Without being prompted for anything other than an introduction, at least two Open Source Initiative board members expressed their wish that the OSI should become a membership-based organization.
It's almost as if they were in a hurry to get it out in the open although there is no consensus in favor of it yet. (Unlike the OSI, the Free Software Foundation already is membership-based.)
The fact that the OSI is not membership based allows the organization to make unpopular decisions on behalf of the whole "Open Source" trademark.
The OSI is willing to extend the olive branch to the likes of Microsoft, granting the benefit of the doubt, even while there is no doubt that Microsoft is actively attacking software freedom.
Likewise, Microsoft is willing to engage the OSI as well because they know the OSI is more receptive to Microsoft than the Free Software Foundation.
The other odd thing was how the woman who gave the introduction volunteered information about a new OSI board member from Africa.
She said the new board member was still feeling bruised after participating in OOXML process. So, what does it take to gain a seat on the OSI board? I'm not sure, but apparently, advocacy for OOXML doesn't hurt your chances much.

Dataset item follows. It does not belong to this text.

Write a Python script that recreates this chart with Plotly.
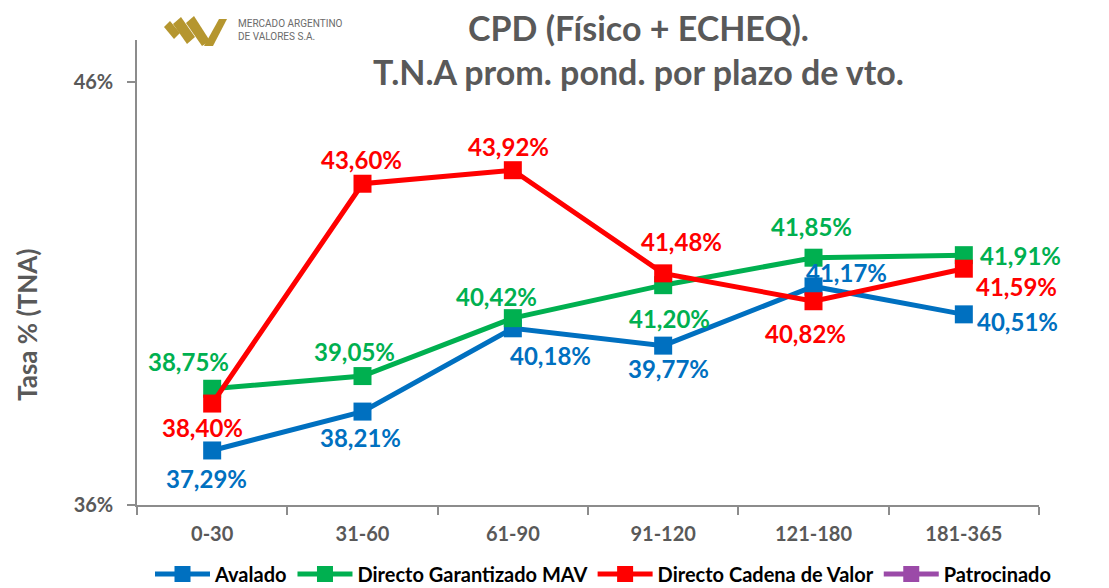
import plotly.graph_objects as go

categories = ["0-30", "31-60", "61-90", "91-120", "121-180", "181-365"]
avalado = [37.29, 38.21, 40.18, 39.77, 41.17, 40.51]
garantizado = [38.75, 39.05, 40.42, 41.20, 41.85, 41.91]
cadena = [38.40, 43.60, 43.92, 41.48, 40.82, 41.59]
patrocinado = [None, None, None, None, None, None]
y_ticks = [36, 46]
y_tick_labels = ["36%", "46%"]

W, H = 1109, 588
L, R, T, B = 137, 1039, 40, 505

def px(x):
    return (x - L) / (R - L)

def py(y):
    return (B - y) / (B - T)

BLUE = "#0070C0"
GREEN = "#00B050"
RED = "#FF0000"
PURPLE = "#9B4AA8"
GRAY = "#595959"
LABEL_FONT = "Lato, sans-serif"

fig = go.Figure()
series = [
    ("Avalado", avalado, BLUE),
    ("Directo Garantizado MAV", garantizado, GREEN),
    ("Directo Cadena de Valor", cadena, RED),
    ("Patrocinado", patrocinado, PURPLE),
]
for name, vals, col in series:
    fig.add_trace(go.Scatter(
        x=categories, y=vals, name=name, mode="lines+markers",
        line=dict(color=col, width=5),
        marker=dict(symbol="square", size=18, color=col),
    ))

# label offsets (xshift, yshift) per series
offsets = {
    "Avalado": [(-6, -28), (-2, -26), (38, -27), (5, -23), (33, 14), (54, -7)],
    "Directo Garantizado MAV": [(-24, 27), (-8, 25), (-16, 22), (6, -33), (-2, 31), (57, 0)],
    "Directo Cadena de Valor": [(-10, -24), (-1, 24), (-4, 24), (18, 32), (-8, -32), (53, -18)],
}
annotations = []
for name, vals, col in series:
    if name not in offsets:
        continue
    for i, v in enumerate(vals):
        dx, dy = offsets[name][i]
        annotations.append(dict(
            x=categories[i], y=v, xref="x", yref="y",
            text=f"{v:.2f}".replace(".", ",") + "%",
            showarrow=False, xshift=dx, yshift=dy,
            font=dict(family=LABEL_FONT, size=24, color=col, weight="bold"),
        ))

# logo text
annotations.append(dict(
    x=px(236), y=py(30), xref="paper", yref="paper", xanchor="left", yanchor="middle",
    text="MERCADO ARGENTINO<br>DE VALORES S.A.", showarrow=False, align="left",
    font=dict(family="Liberation Sans Narrow, Roboto, sans-serif", size=10, color="#6b6b6b"),
))

# y-axis title
annotations.append(dict(
    x=px(27), y=py(325), xref="paper", yref="paper", xanchor="center", yanchor="middle",
    textangle=-90, text="Tasa % (TNA)", showarrow=False,
    font=dict(family=LABEL_FONT, size=26, color=GRAY, weight="bold"),
))

# title
annotations.append(dict(
    x=px(638), y=py(50), xref="paper", yref="paper", xanchor="center", yanchor="middle",
    text="CPD (Físico + ECHEQ).<br>T.N.A prom. pond. por plazo de vto.",
    showarrow=False, align="center",
    font=dict(family=LABEL_FONT, size=34, color=GRAY, weight="bold"),
))

# logo shapes (gold parallelograms)
GOLD = "#B5962F"
def path(pts):
    return "M " + " L ".join(f"{px(a)},{py(b)}" for a, b in pts) + " Z"

shapes = []
for pts in [
    [(164, 27), (170, 21), (180, 33), (174, 39)],
    [(173, 24), (181, 17), (195, 37), (187, 44)],
    [(186, 23), (194, 16), (210, 41), (202, 46)],
    [(204, 46), (213, 46), (227, 19), (219, 19)],
]:
    shapes.append(dict(type="path", xref="paper", yref="paper", path=path(pts),
                       fillcolor=GOLD, line=dict(width=0)))

fig.update_layout(
    width=W, height=H,
    margin=dict(l=L, r=W - R, t=T, b=H - B, autoexpand=False),
    plot_bgcolor="white", paper_bgcolor="white",
    showlegend=True,
    legend=dict(
        orientation="h", xref="container", yref="container",
        x=150 / W, y=1 - 574 / H, xanchor="left", yanchor="middle",
        font=dict(family=LABEL_FONT, size=20, color="black", weight="bold"),
        itemwidth=55, tracegroupgap=0, bgcolor="rgba(0,0,0,0)",
    ),
    annotations=annotations,
    shapes=shapes,
)
fig.update_xaxes(
    type="category", categoryorder="array", categoryarray=categories,
    showline=True, linecolor="#8c8c8c", linewidth=1.5, automargin=False,
    ticks="outside", tickson="boundaries", ticklen=8, tickcolor="#8c8c8c", tickwidth=1.5,
    tickfont=dict(family=LABEL_FONT, size=20, color=GRAY, weight="bold"),
    ticklabelstandoff=10, showgrid=False, zeroline=False, range=[-0.5, 5.5],
)
fig.update_yaxes(
    range=[36, 47], tickvals=y_ticks, ticktext=y_tick_labels,
    showline=True, linecolor="#8c8c8c", linewidth=1.5, automargin=False,
    ticks="outside", ticklen=8, tickcolor="#8c8c8c", tickwidth=1.5,
    tickfont=dict(family=LABEL_FONT, size=20, color=GRAY, weight="bold"),
    ticklabelstandoff=10, showgrid=False, zeroline=False,
)

fig.write_html(
    "out.html",
    config={"displayModeBar": False},
    post_script="document.body.style.margin='0';document.body.style.overflow='hidden';",
)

What was most strange to me was watching one OSI board member taking the liberty of mentioning another board member's bruised feelings to a camera, unsolicited.
I thought the Open Source brand was supposed to be more presentable, formal, media-savvy, on message, and polished than the FSF. That's not what this video conveyed.
It's all a bit odd and confusing, which doesn't surprise me, considering the cognitive dissonance the OSI was founded upon.